Lili: novela de um luto, de Noemi Jaffe
“... escrever sobre a história é uma forma de intervir nela, modificando-a. A história pura não existe; mesmo que acabo de contar pode estar muito longe do que aconteceu.” (p.47).
Nessa pequena, gigantesca e admirável obra, Noemi fala sobre a morte de sua mãe e os dias que se sucederam – compostos de uma vida consoladora, complicada e complexa -, e em como o luto é um processo muito intenso e doloroso. São memórias profundas que, arrancadas no/do tempo, são postas nesse relato e fazem com que a gente sinta que conhecemos a Dona Lili há bastante tempo, como se ela fosse parte de nossa família; nos sentimos tristes e com um profundo sentimento de luto como se pertencêssemos a esse meio.
Ao ler cada página, podemos sentir uma tristeza abissal, mas ao mesmo tempo um conforto acalentador. Dona Lili, sem dúvidas, foi um ser humano incrível. Os momentos e detalhes minuciosos destacados pela escritora mostra isso com tremenda maestria. E é incrivelmente absurdo pensar que uma mulher tão forte – que sobreviveu ao terrível e massacrante holocausto – tenha morrido por causa de um acontecimento, que, se comparado a tudo que passou, foi tão banal – uma infecção que começou em um dos dedos do pé.

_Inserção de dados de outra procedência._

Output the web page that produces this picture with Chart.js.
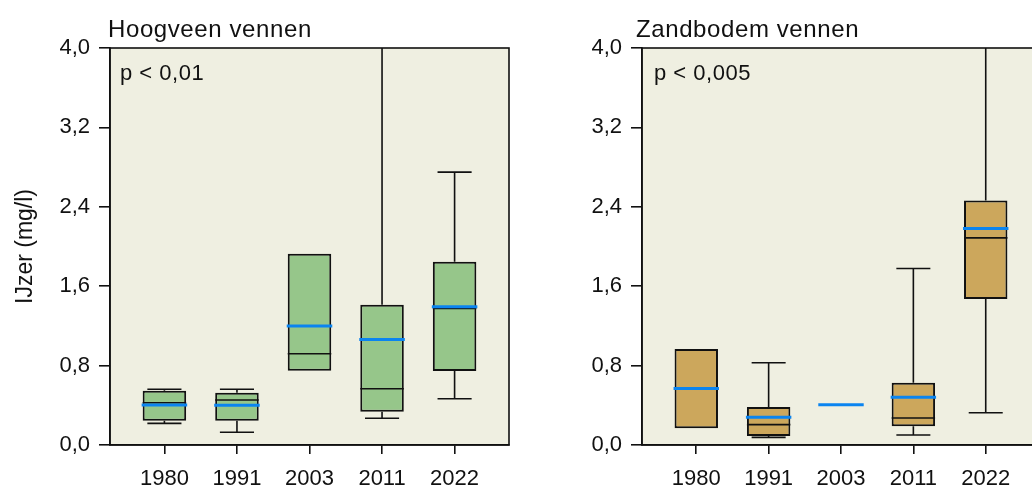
<!DOCTYPE html>
<html>
<head>
<meta charset="utf-8">
<script src="https://cdn.jsdelivr.net/npm/chart.js@4.4.1/dist/chart.umd.min.js"></script>
<style>
  html, body { margin: 0; padding: 0; background: #fff; overflow: hidden; width: 1032px; height: 489px; }
  canvas { position: absolute; top: 0; }
  #c1 { left: 0; }
  #c2 { left: 520px; }
</style>
</head>
<body>
<canvas id="c1" width="530" height="489"></canvas>
<canvas id="c2" width="520" height="489"></canvas>
<script>
const years = ['1980', '1991', '2003', '2011', '2022'];
const yTickValues = [0, 0.8, 1.6, 2.4, 3.2, 4.0];
const yTickLabels = ['0,0', '0,8', '1,6', '2,4', '3,2', '4,0'];

// Hoogveen vennen
const hoogMin    = [0.218, 0.128, null, 0.269, 0.466];
const hoogQ1     = [0.245, 0.245, 0.748, 0.335, 0.745];
const hoogMedian = [0.426, 0.453, 0.919, 0.567, 1.377];
const hoogQ3     = [0.547, 0.527, 1.927, 1.413, 1.846];
const hoogMax    = [0.561, 0.561, null, 4.6, 2.749];
const hoogMean   = [0.403, 0.400, 1.198, 1.064, 1.393];

// Zandbodem vennen
const zandMin    = [null, 0.077, null, 0.101, 0.325];
const zandQ1     = [0.168, 0.091, null, 0.188, 1.470];
const zandMedian = [null, 0.205, null, 0.272, 2.087];
const zandQ3     = [0.966, 0.383, null, 0.627, 2.463];
const zandMax    = [null, 0.829, null, 1.779, 4.6];
const zandMean   = [0.570, 0.279, 0.406, 0.480, 2.181];

const FONT = "'Liberation Sans', Arial, sans-serif";

function boxPlugin(title, pText, stats, titleShift, pShift) {
  return {
    id: 'boxExtras',
    beforeDraw(chart) {
      const a = chart.chartArea, ctx = chart.ctx;
      ctx.save();
      ctx.fillStyle = '#efefe1';
      ctx.fillRect(a.left, a.top, a.right - a.left, a.bottom - a.top);
      ctx.restore();
    },
    afterDatasetsDraw(chart) {
      const a = chart.chartArea, ctx = chart.ctx;
      const x = chart.scales.x, y = chart.scales.y;
      const boxHalf = (x.getPixelForValue(0.3) - x.getPixelForValue(0));
      const capHalf = (x.getPixelForValue(0.235) - x.getPixelForValue(0));
      ctx.save();
      ctx.beginPath();
      ctx.rect(a.left, a.top, a.right - a.left, a.bottom - a.top);
      ctx.clip();
      ctx.strokeStyle = '#111';
      ctx.lineWidth = 1.6;
      years.forEach((yr, i) => {
        const cx = x.getPixelForValue(i);
        // whiskers
        if (stats.max[i] != null) {
          const top = y.getPixelForValue(stats.max[i]);
          const q3 = y.getPixelForValue(stats.q3[i]);
          ctx.beginPath();
          ctx.moveTo(cx, q3); ctx.lineTo(cx, top);
          ctx.moveTo(cx - capHalf, top); ctx.lineTo(cx + capHalf, top);
          ctx.stroke();
        }
        if (stats.min[i] != null) {
          const bot = y.getPixelForValue(stats.min[i]);
          const q1 = y.getPixelForValue(stats.q1[i]);
          ctx.beginPath();
          ctx.moveTo(cx, q1); ctx.lineTo(cx, bot);
          ctx.moveTo(cx - capHalf, bot); ctx.lineTo(cx + capHalf, bot);
          ctx.stroke();
        }
        // median
        if (stats.median[i] != null) {
          const m = y.getPixelForValue(stats.median[i]);
          ctx.beginPath();
          ctx.moveTo(cx - boxHalf, m); ctx.lineTo(cx + boxHalf, m);
          ctx.stroke();
        }
      });
      // means
      ctx.strokeStyle = '#0a84f0';
      ctx.lineWidth = 3;
      years.forEach((yr, i) => {
        if (stats.mean[i] == null) return;
        const cx = x.getPixelForValue(i);
        const m = y.getPixelForValue(stats.mean[i]);
        ctx.beginPath();
        ctx.moveTo(cx - boxHalf - 1, m); ctx.lineTo(cx + boxHalf + 1, m);
        ctx.stroke();
      });
      ctx.restore();

      // frame
      ctx.save();
      ctx.strokeStyle = '#111';
      ctx.lineWidth = 1.6;
      ctx.strokeRect(a.left, a.top, a.right - a.left, a.bottom - a.top);
      ctx.restore();

      // texts
      ctx.save();
      ctx.fillStyle = '#111';
      ctx.textBaseline = 'alphabetic';
      ctx.font = '24px ' + FONT;
      ctx.letterSpacing = '0.6px';
      ctx.fillText(title, a.left + titleShift, 36.5);
      ctx.font = '22px ' + FONT;
      ctx.letterSpacing = '0.5px';
      ctx.fillText(pText, a.left + pShift, 80);
      ctx.restore();
    }
  };
}

function makeChart(id, title, pText, color, stats, axisWidth, padRight, showYTitle, titleShift, pShift) {
  const boxes = [];
  years.forEach((yr, i) => {
    if (stats.q1[i] != null) boxes.push({ x: i, y: [stats.q1[i], stats.q3[i]] });
  });
  return new Chart(document.getElementById(id), {
    type: 'bar',
    data: {
      datasets: [{
        label: title,
        data: boxes,
        backgroundColor: color,
        borderColor: '#111',
        borderWidth: 2,
        borderSkipped: false,
        barPercentage: 0.6,
        categoryPercentage: 1
      }]
    },
    options: {
      responsive: false,
      animation: false,
      devicePixelRatio: 1,
      layout: { padding: { top: 48, bottom: 0, left: 0, right: padRight } },
      plugins: { legend: { display: false }, tooltip: { enabled: false }, title: { display: false } },
      scales: {
        x: {
          type: 'linear',
          min: -0.75,
          max: 4.75,
          offset: false,
          afterBuildTicks: s => { s.ticks = years.map((_, i) => ({ value: i })); },
          afterFit: s => { s.height = 44; },
          ticks: {
            color: '#111',
            font: { family: FONT, size: 22 },
            padding: 12,
            maxRotation: 0,
            callback: v => years[v]
          },
          grid: { offset: false, drawOnChartArea: false, tickLength: 9, color: '#111', lineWidth: 1.6 },
          border: { color: '#111', width: 1.6 }
        },
        y: {
          min: 0,
          max: 4,
          afterBuildTicks: s => { s.ticks = yTickValues.map(v => ({ value: v })); },
          afterFit: s => { s.width = axisWidth; },
          ticks: {
            color: '#111',
            font: { family: FONT, size: 22 },
            padding: 9,
            callback: (v, idx) => yTickLabels[idx]
          },
          grid: { drawOnChartArea: false, tickLength: 11, color: '#111', lineWidth: 1.6 },
          border: { color: '#111', width: 1.6 },
          title: {
            display: showYTitle,
            text: 'IJzer (mg/l)',
            color: '#111',
            font: { family: FONT, size: 23 },
            padding: { top: 12, bottom: 0 }
          }
        }
      }
    },
    plugins: [boxPlugin(title, pText, stats, titleShift, pShift)]
  });
}

makeChart('c1', 'Hoogveen vennen', 'p < 0,01', '#96c68a',
  { min: hoogMin, q1: hoogQ1, median: hoogMedian, q3: hoogQ3, max: hoogMax, mean: hoogMean },
  110, 21, true, -2, 10);
makeChart('c2', 'Zandbodem vennen', 'p < 0,005', '#cca75c',
  { min: zandMin, q1: zandQ1, median: zandMedian, q3: zandQ3, max: zandMax, mean: zandMean },
  122, 0, false, -6, 12);
</script>
</body>
</html>
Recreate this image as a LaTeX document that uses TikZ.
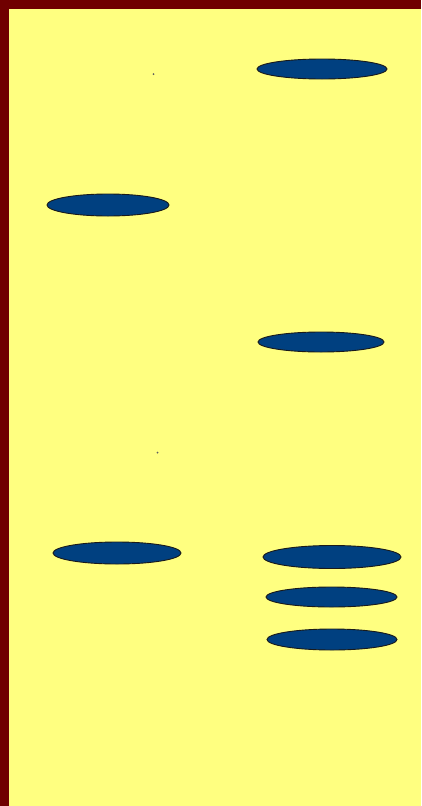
\documentclass[tikz,border=0pt]{standalone}
\usepackage{xcolor}
\usepackage{tikz}
\usetikzlibrary{shapes.geometric}
\definecolor{gelframe}{HTML}{700000}
\definecolor{gelbg}{HTML}{FFFF80}
\definecolor{bandblue}{HTML}{004080}
\definecolor{bandedge}{HTML}{1A1A1A}
\tikzset{
  band/.style={ellipse, draw=bandedge, line width=0.9pt, fill=bandblue,
    inner sep=0pt},
  well/.style={circle, fill=bandedge!70, inner sep=0pt, minimum size=2pt},
}
\begin{document}
\begin{tikzpicture}[x=1pt, y=-1pt]

  % --- Rahmen und Gel ---
  \fill[gelframe] (0,0) rectangle (421,806);
  \fill[gelbg] (9,9) rectangle (421,806);
  \useasboundingbox (0,0) rectangle (421,806);

  % --- Taschen ---
  \node[well] (wellA) at (153.5,74) {};
  \node[well] (wellB) at (157.5,452.5) {};

  % --- Banden: linke Spur ---
  \node[band, minimum width=122pt, minimum height=22pt] (lA) at (108,205) {};
  \node[band, minimum width=128pt, minimum height=22pt] (lB) at (117,553) {};

  % --- Banden: rechte Spur ---
  \node[band, minimum width=130pt, minimum height=20pt] (rA) at (322,69) {};
  \node[band, minimum width=126pt, minimum height=20pt] (rB) at (321,342) {};
  \node[band, minimum width=138pt, minimum height=23pt] (rC) at (332,557) {};
  \node[band, minimum width=131pt, minimum height=20pt] (rD) at (331.5,597) {};
  \node[band, minimum width=130pt, minimum height=21pt] (rE) at (332,639.5) {};

\end{tikzpicture}
\end{document}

Um livro que fala profundamente da dor, do sofrimento e das condições que todos, um dia, serão capazes de atravessar, seja na condição de quem perdeu ou na condição de que se foi. Essa obra é, acima de tudo, uma das coisas mais humanas que já apreciei. O sofrimento de alguém ao perder um ente querido mostra a verdadeira dor de que se possa atravessar. Essa dor se torna mais dolorosa quando é a personagem mais íntima que temos em toda nossa existência: a Mãe, “... palavra perfeita, com a qualidade inteira dessa condição e cujo som não só coincide, mas é o seu próprio significado.” (p.12).
E assim, “... a vida continua (aí é que está o problema) ...” (p.30)
“... A vida continua, claro, mas agora com a morte...” (p.51)
A “Dona Lili das coisinhas”. Agora, vivemos nós sem essa personagem que nos ensinou, através dos relatos da autora-filha, o sentido da vida e como tem que lidar com ela.